Pull out each line of the data that includes the word "with".

▶ Extracted records:
-=-=-
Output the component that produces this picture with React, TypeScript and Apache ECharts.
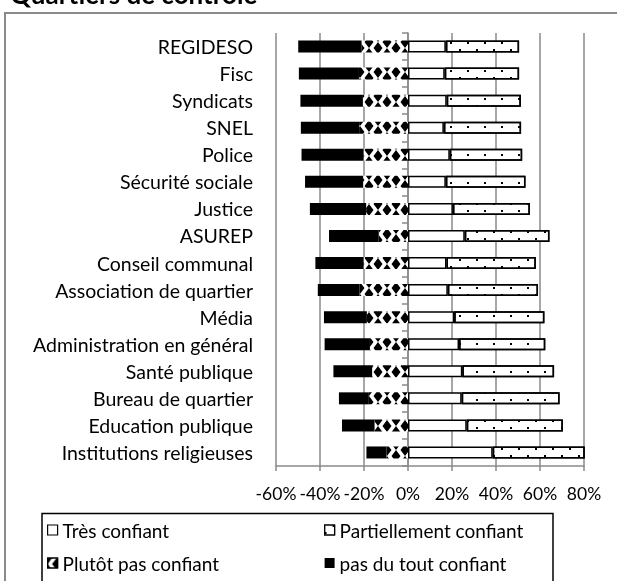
-=-=-
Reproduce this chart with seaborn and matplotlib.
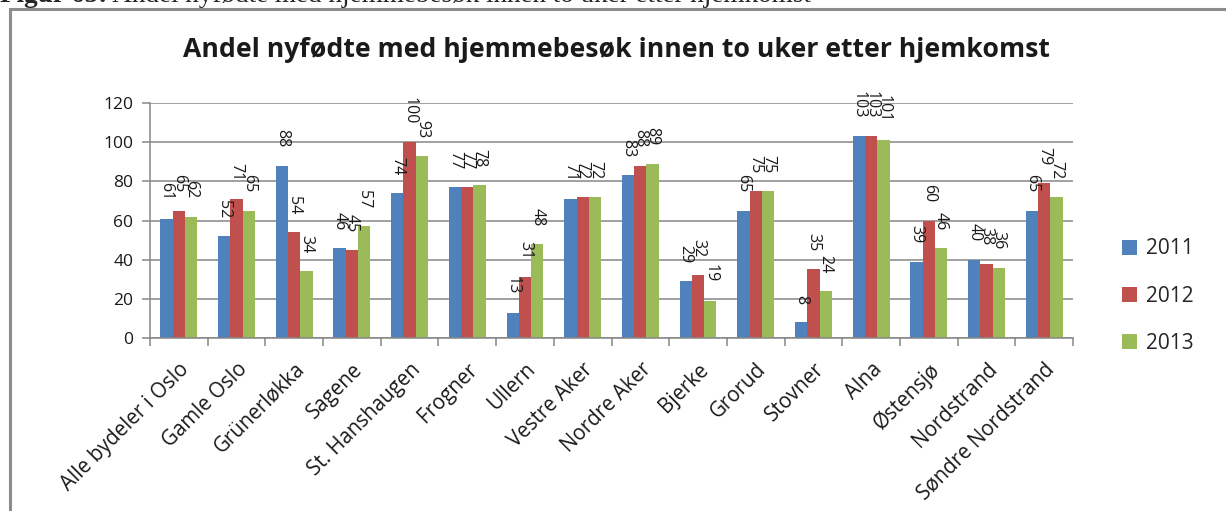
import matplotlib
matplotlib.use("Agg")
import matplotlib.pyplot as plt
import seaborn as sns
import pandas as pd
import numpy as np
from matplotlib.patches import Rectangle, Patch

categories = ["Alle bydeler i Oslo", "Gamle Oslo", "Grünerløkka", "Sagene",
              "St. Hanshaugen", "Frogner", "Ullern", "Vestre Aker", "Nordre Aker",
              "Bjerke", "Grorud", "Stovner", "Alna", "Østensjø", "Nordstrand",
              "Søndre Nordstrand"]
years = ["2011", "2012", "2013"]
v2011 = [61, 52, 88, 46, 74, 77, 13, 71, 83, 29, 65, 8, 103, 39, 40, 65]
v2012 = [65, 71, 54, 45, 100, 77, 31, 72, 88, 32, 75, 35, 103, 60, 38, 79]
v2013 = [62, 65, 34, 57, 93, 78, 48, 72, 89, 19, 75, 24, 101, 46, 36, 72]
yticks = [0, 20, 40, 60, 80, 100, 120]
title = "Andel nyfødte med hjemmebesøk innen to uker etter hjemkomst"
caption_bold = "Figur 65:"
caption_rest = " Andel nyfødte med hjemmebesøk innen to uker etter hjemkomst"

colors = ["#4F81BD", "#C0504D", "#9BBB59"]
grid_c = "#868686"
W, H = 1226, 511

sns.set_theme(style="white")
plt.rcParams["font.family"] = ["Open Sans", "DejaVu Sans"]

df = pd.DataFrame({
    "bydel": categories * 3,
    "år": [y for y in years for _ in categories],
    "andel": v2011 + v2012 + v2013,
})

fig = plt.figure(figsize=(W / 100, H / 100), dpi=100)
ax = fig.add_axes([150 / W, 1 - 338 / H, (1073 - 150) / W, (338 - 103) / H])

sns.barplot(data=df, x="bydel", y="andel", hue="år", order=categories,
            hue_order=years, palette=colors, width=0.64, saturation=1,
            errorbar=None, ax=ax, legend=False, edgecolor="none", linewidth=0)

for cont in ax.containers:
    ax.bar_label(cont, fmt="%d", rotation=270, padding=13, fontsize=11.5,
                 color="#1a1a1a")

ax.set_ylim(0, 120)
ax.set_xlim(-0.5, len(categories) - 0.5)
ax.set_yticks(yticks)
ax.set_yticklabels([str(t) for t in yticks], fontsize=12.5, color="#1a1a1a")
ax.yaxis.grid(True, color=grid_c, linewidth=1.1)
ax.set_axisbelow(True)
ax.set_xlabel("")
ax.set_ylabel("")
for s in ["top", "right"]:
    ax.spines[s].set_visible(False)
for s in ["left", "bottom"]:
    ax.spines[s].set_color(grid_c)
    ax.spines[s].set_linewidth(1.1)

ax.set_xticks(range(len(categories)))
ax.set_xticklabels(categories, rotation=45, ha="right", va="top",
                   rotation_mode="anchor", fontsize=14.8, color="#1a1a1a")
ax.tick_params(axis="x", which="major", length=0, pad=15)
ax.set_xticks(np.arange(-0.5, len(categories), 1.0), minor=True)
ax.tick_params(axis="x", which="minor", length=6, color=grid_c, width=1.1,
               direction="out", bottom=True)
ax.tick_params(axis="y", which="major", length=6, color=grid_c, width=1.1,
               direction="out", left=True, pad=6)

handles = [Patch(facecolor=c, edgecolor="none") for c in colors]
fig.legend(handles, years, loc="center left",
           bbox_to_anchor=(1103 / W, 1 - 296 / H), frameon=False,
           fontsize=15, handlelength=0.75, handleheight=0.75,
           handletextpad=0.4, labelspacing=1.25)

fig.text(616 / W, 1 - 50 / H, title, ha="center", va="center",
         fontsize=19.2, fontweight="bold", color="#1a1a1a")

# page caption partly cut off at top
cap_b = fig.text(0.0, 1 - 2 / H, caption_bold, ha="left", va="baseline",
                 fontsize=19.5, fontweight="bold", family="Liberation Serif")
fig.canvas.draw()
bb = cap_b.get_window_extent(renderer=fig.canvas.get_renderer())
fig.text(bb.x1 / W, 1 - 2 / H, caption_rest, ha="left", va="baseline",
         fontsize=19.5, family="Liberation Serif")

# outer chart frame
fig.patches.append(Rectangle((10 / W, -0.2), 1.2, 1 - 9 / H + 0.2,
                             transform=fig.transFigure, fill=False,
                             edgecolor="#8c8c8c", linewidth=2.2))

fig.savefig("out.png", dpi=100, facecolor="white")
-=-=-
▶ Worked solution:
Output the component that produces this picture with React, TypeScript and Apache ECharts.
Reproduce this chart with seaborn and matplotlib.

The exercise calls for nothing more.